Global equities drifted higher after two days of losses, supported by the U.S. Federal Reserve's assurance that it would keep interest rates low for an extended period, and robust company earnings.

Crude prices steadied above $83 a barrel and copper advanced 0.4 percent.

Ratings agency Standard & Poor's on Wednesday downgraded Spain by one-notch to AA. The fourth-largest euro zone economy became the third euro periphery country to be downgraded by this rating agency this week.

Greece, which is struggling under a pile of debt and has requested aid from the European Union and the International Monetary Fund, and Portugal were downgraded on Tuesday.

The euro had tumbled to a one-year low versus the dollar of $1.3113 on Wednesday, knocked down after Spain's downgrade. The single currency steadied at $1.3215.

The market sees a bigger package for Greece, covering three years, as a bigger backstop.

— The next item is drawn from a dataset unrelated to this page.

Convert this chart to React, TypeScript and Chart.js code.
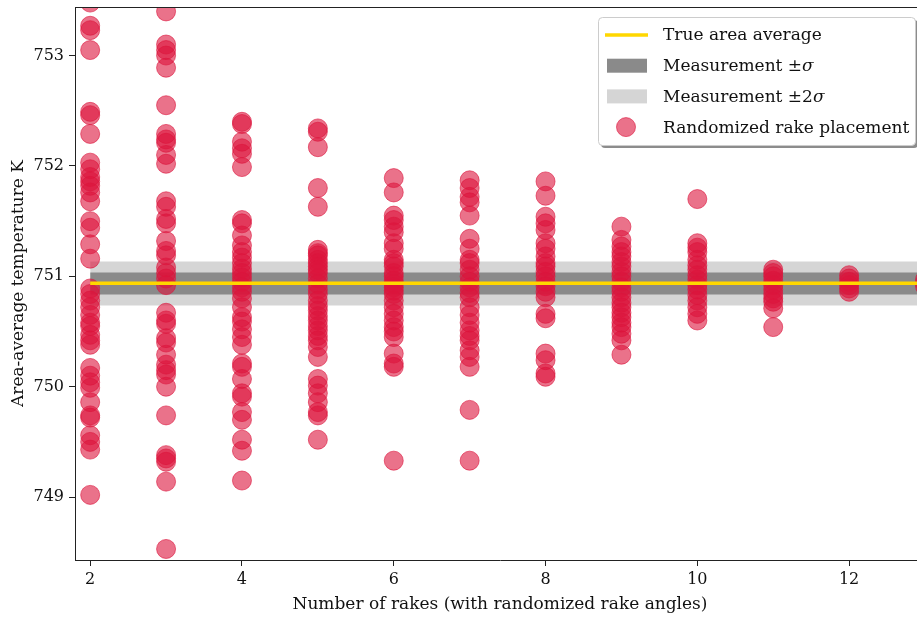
import { useEffect, useRef } from "react";
import { Chart, registerables } from "chart.js";

Chart.register(...registerables);

const FONT = "'DejaVu Serif', 'Liberation Serif', serif";

// Number of rakes (x categories) and sampled area-average temperatures (K)
const rakeCounts = [2, 3, 4, 5, 6, 7, 8, 9, 10, 11, 12, 13];

const rakes2 = [753.48, 753.27, 753.23, 753.05, 752.49, 752.46, 752.29, 752.03, 751.97, 751.9, 751.86, 751.82, 751.76, 751.68, 751.5, 751.44, 751.29, 751.16, 750.89, 750.84, 750.78, 750.72, 750.65, 750.58, 750.55, 750.47, 750.42, 750.38, 750.17, 750.1, 750.04, 749.99, 749.86, 749.74, 749.72, 749.56, 749.5, 749.43, 749.02];
const rakes3 = [753.4, 753.1, 753.05, 753.0, 752.89, 752.55, 752.29, 752.24, 752.21, 752.1, 752.02, 751.68, 751.63, 751.52, 751.48, 751.32, 751.23, 751.19, 751.08, 751.03, 750.98, 750.92, 750.67, 750.6, 750.57, 750.44, 750.4, 750.29, 750.2, 750.15, 750.11, 750.0, 749.74, 749.38, 749.35, 749.32, 749.14, 748.53];
const rakes4 = [752.4, 752.38, 752.22, 752.16, 752.11, 751.99, 751.51, 751.48, 751.37, 751.28, 751.22, 751.17, 751.12, 751.07, 751.03, 750.99, 750.95, 750.9, 750.86, 750.8, 750.72, 750.63, 750.59, 750.52, 750.45, 750.38, 750.21, 750.18, 750.07, 749.94, 749.91, 749.77, 749.7, 749.52, 749.42, 749.15];
const rakes5 = [752.34, 752.31, 752.17, 751.8, 751.63, 751.24, 751.21, 751.19, 751.15, 751.12, 751.09, 751.06, 751.03, 750.98, 750.93, 750.88, 750.84, 750.78, 750.73, 750.69, 750.64, 750.6, 750.55, 750.51, 750.46, 750.42, 750.36, 750.27, 750.07, 750.01, 749.94, 749.86, 749.77, 749.74, 749.52];
const rakes6 = [751.89, 751.76, 751.55, 751.51, 751.45, 751.4, 751.3, 751.25, 751.15, 751.12, 751.09, 751.03, 751.0, 750.96, 750.93, 750.9, 750.87, 750.84, 750.78, 750.72, 750.66, 750.6, 750.54, 750.5, 750.45, 750.3, 750.21, 750.18, 749.33];
const rakes7 = [751.87, 751.8, 751.72, 751.67, 751.55, 751.34, 751.25, 751.15, 751.12, 751.06, 751.0, 750.95, 750.9, 750.85, 750.81, 750.72, 750.65, 750.58, 750.51, 750.46, 750.42, 750.33, 750.27, 750.18, 749.79, 749.33];
const rakes8 = [751.86, 751.73, 751.54, 751.48, 751.42, 751.3, 751.25, 751.18, 751.12, 751.09, 751.04, 751.0, 750.95, 750.91, 750.86, 750.81, 750.66, 750.62, 750.3, 750.24, 750.12, 750.09];
const rakes9 = [751.45, 751.33, 751.27, 751.22, 751.18, 751.13, 751.09, 751.04, 751.0, 750.95, 750.9, 750.86, 750.81, 750.76, 750.72, 750.67, 750.63, 750.58, 750.54, 750.48, 750.42, 750.29];
const rakes10 = [751.7, 751.3, 751.26, 751.22, 751.15, 751.1, 751.06, 751.01, 750.97, 750.92, 750.88, 750.83, 750.78, 750.72, 750.66, 750.6];
const rakes11 = [751.06, 751.03, 751.0, 750.96, 750.92, 750.88, 750.84, 750.8, 750.77, 750.71, 750.54];
const rakes12 = [751.01, 750.98, 750.95, 750.92, 750.89, 750.86];
const rakes13 = [750.97, 750.94, 750.91];

const rakeSamples = [rakes2, rakes3, rakes4, rakes5, rakes6, rakes7, rakes8, rakes9, rakes10, rakes11, rakes12, rakes13];

// Reference values
const trueAverage = 750.937;
const sigmaBand = [750.835, 751.035];
const twoSigmaBand = [750.735, 751.135];
const bandExtent = [2, 13];

// Axes
const xRange = [1.8, 13.0];
const yRange = [748.43, 753.44];
const xTicks = [2, 4, 6, 8, 10, 12];
const yTicks = [749, 750, 751, 752, 753];

const xTitle = "Number of rakes (with randomized rake angles)";
const yTitle = "Area-average temperature K";

const labelTrue = "True area average";
const labelSigma = "Measurement \u00b1\u03c3";
const labelTwoSigma = "Measurement \u00b12\u03c3";
const labelScatter = "Randomized rake placement";

const GOLD = "#FFD700";
const DARK_GRAY = "#8a8a8a";
const LIGHT_GRAY = "#d5d5d5";
const CRIMSON = "rgba(220, 20, 60, 0.6)";

const zeroPadding = (scale: any) => {
  scale.paddingLeft = 0;
  scale.paddingRight = 0;
  scale.paddingTop = 0;
  scale.paddingBottom = 0;
  if (scale._margins) {
    scale._margins.left = 0;
    scale._margins.right = 0;
    scale._margins.top = 0;
    scale._margins.bottom = 0;
  }
};

const topSpinePlugin = {
  id: "topSpine",
  afterDraw(chart: any) {
    const { ctx, chartArea } = chart;
    ctx.save();
    ctx.strokeStyle = "#222";
    ctx.lineWidth = 1;
    ctx.beginPath();
    ctx.moveTo(chartArea.left, Math.round(chartArea.top) + 0.5);
    ctx.lineTo(chartArea.right, Math.round(chartArea.top) + 0.5);
    ctx.stroke();
    ctx.restore();
  },
};

const boxLegendPlugin = {
  id: "boxLegend",
  afterDraw(chart: any) {
    const { ctx } = chart;
    const items = chart.data.datasets
      .filter((d: any) => d.legendRank !== undefined)
      .sort((a: any, b: any) => a.legendRank - b.legendRank);
    const bx = 598, by = 17, bw = 317, bh = 128, r = 4;
    ctx.save();
    ctx.fillStyle = "rgba(0,0,0,0.45)";
    ctx.beginPath();
    ctx.roundRect(bx + 3, by + 3, bw, bh, r);
    ctx.fill();
    ctx.fillStyle = "#ffffff";
    ctx.strokeStyle = "#cccccc";
    ctx.lineWidth = 1;
    ctx.beginPath();
    ctx.roundRect(bx + 0.5, by + 0.5, bw, bh, r);
    ctx.fill();
    ctx.stroke();

    const rowY = (i: number) => 35 + i * 30.7;
    items.forEach((d: any, i: number) => {
      const cy = rowY(i);
      if (d.legendKind === "line") {
        ctx.strokeStyle = d.borderColor;
        ctx.lineWidth = 3.5;
        ctx.beginPath();
        ctx.moveTo(605, cy);
        ctx.lineTo(648, cy);
        ctx.stroke();
      } else if (d.legendKind === "band") {
        ctx.fillStyle = d.backgroundColor;
        ctx.fillRect(607, cy - 7, 40, 14);
      } else {
        ctx.fillStyle = d.backgroundColor;
        ctx.strokeStyle = d.borderColor;
        ctx.lineWidth = 1;
        ctx.beginPath();
        ctx.arc(626, cy, 9.5, 0, Math.PI * 2);
        ctx.fill();
        ctx.stroke();
      }
      ctx.fillStyle = "#111";
      ctx.textBaseline = "middle";
      ctx.textAlign = "left";
      const text: string = d.label;
      const sigmaAt = text.indexOf("\u03c3");
      ctx.font = `17px ${FONT}`;
      if (sigmaAt >= 0) {
        const head = text.slice(0, sigmaAt);
        ctx.fillText(head, 663, cy + 1);
        const w = ctx.measureText(head).width;
        ctx.font = `italic 17px ${FONT}`;
        ctx.fillText(text.slice(sigmaAt), 663 + w, cy + 1);
      } else {
        ctx.fillText(text, 663, cy + 1);
      }
    });
    ctx.restore();
  },
};

export default function App() {
  const canvasRef = useRef<HTMLCanvasElement | null>(null);

  useEffect(() => {
    const canvas = canvasRef.current;
    if (!canvas) return;

    const scatterData: { x: number; y: number }[] = [];
    rakeCounts.forEach((n, i) => {
      rakeSamples[i].forEach((v) => scatterData.push({ x: n, y: v }));
    });

    const chart = new Chart(canvas, {
      type: "scatter",
      data: {
        datasets: [
          {
            type: "line",
            label: labelTrue,
            data: bandExtent.map((x) => ({ x, y: trueAverage })),
            borderColor: GOLD,
            borderWidth: 3.5,
            pointRadius: 0,
            fill: false,
            order: 0,
            legendRank: 0,
            legendKind: "line",
          } as any,
          {
            type: "scatter",
            label: labelScatter,
            data: scatterData,
            backgroundColor: CRIMSON,
            borderColor: CRIMSON,
            borderWidth: 1,
            pointRadius: 9.5,
            order: 1,
            legendRank: 3,
            legendKind: "point",
          } as any,
          {
            type: "line",
            label: labelSigma,
            data: bandExtent.map((x) => ({ x, y: sigmaBand[1] })),
            backgroundColor: DARK_GRAY,
            borderWidth: 0,
            pointRadius: 0,
            fill: { value: sigmaBand[0] },
            order: 2,
            legendRank: 1,
            legendKind: "band",
          } as any,
          {
            type: "line",
            label: labelTwoSigma,
            data: bandExtent.map((x) => ({ x, y: twoSigmaBand[1] })),
            backgroundColor: LIGHT_GRAY,
            borderWidth: 0,
            pointRadius: 0,
            fill: { value: twoSigmaBand[0] },
            order: 3,
            legendRank: 2,
            legendKind: "band",
          } as any,
        ],
      },
      options: {
        responsive: false,
        animation: false,
        events: [],
        layout: { autoPadding: false, padding: { top: 7, left: 0, right: 0, bottom: 0 } },
        plugins: {
          legend: { display: false },
          tooltip: { enabled: false },
        },
        scales: {
          x: {
            type: "linear",
            min: xRange[0],
            max: xRange[1],
            afterBuildTicks: (scale: any) => {
              scale.ticks = xTicks.map((v) => ({ value: v }));
            },
            afterFit: (scale: any) => {
              scale.height = 57;
              zeroPadding(scale);
            },
            ticks: {
              font: { family: FONT, size: 16 },
              color: "#111",
              padding: 4,
              maxRotation: 0,
              autoSkip: false,
            },
            grid: {
              display: true,
              drawOnChartArea: false,
              drawTicks: true,
              tickLength: 6,
              color: "#222",
            },
            border: { display: true, color: "#222", width: 1 },
            title: {
              display: true,
              text: xTitle,
              font: { family: FONT, size: 17 },
              color: "#111",
              padding: { top: 0, bottom: 2 },
            },
          },
          y: {
            type: "linear",
            min: yRange[0],
            max: yRange[1],
            afterBuildTicks: (scale: any) => {
              scale.ticks = yTicks.map((v) => ({ value: v }));
            },
            afterFit: (scale: any) => {
              scale.width = 75;
              zeroPadding(scale);
            },
            ticks: {
              font: { family: FONT, size: 16 },
              color: "#111",
              padding: 5,
              autoSkip: false,
            },
            grid: {
              display: true,
              drawOnChartArea: false,
              drawTicks: true,
              tickLength: 6,
              color: "#222",
            },
            border: { display: true, color: "#222", width: 1 },
            title: {
              display: true,
              text: yTitle,
              font: { family: FONT, size: 17 },
              color: "#111",
              padding: { top: 8, bottom: 0 },
            },
          },
        },
      },
      plugins: [topSpinePlugin, boxLegendPlugin],
    } as any);

    return () => chart.destroy();
  }, []);

  return (
    <div
      style={{
        position: "fixed",
        left: 0,
        top: 0,
        width: 917,
        height: 617,
        overflow: "hidden",
        background: "#fff",
      }}
    >
      <canvas ref={canvasRef} width={925} height={617} style={{ display: "block" }} />
    </div>
  );
}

This is helping to address some investor fears and giving some support for the euro, said Kenneth Broux, market economist at Lloyds Banking Group.

But in the bigger picture the euro remains under pressure and I'd continue to sell rallies, he said.

European Central Bank Governing Council member Axel Weber said on Thursday there was no acceptable alternative to rescuing Greece and urged quick approval of the aid package to prevent market upheaval and contagion to other states.

The premium investors demand to hold 10-year Greek government bonds rather than euro zone benchmark German Bunds narrowed to 775 basis points from 800 bps at Wednesday's settlement close.

Spain's borrowing cost rose to 127 bps above Bunds, compared with 117 bps on Wednesday.


World stocks measured by the MSCI All-Country World Index added 0.1 percent.

In Europe, the FTSEurofirst 300 <.FTEU3> index advanced 0.2 percent, while Greece's share benchmark <.ATG> rose 3.6 percent after the country's securities regulator on Wednesday banned short-selling and Spain's IBEX 35 <.IBEX> put on 1.1 percent.

Shares were also supported after the Fed maintained the extended period language and slightly upgraded some of their economic forecasts, Hewlett-Packard's $1.2 billion deal to buy Palm Inc and relatively strong corporate earnings.

Among the companies that reported strong quarterly figures, consumer goods group Unilever beat forecasts with a rise in underlying sales and ArcelorMittal , the world's largest steelmaker, forecast a sharp pick-up in the second quarter due to higher demand and prices in all main markets.

There is pain caused by the fiscal situation in Europe, but the underlying economic situation is firming up and if the news flow is not absolutely negative, it will allow investors to focus on the underlying trends, said Gilles Moec senior European economist at Deutsche Bank.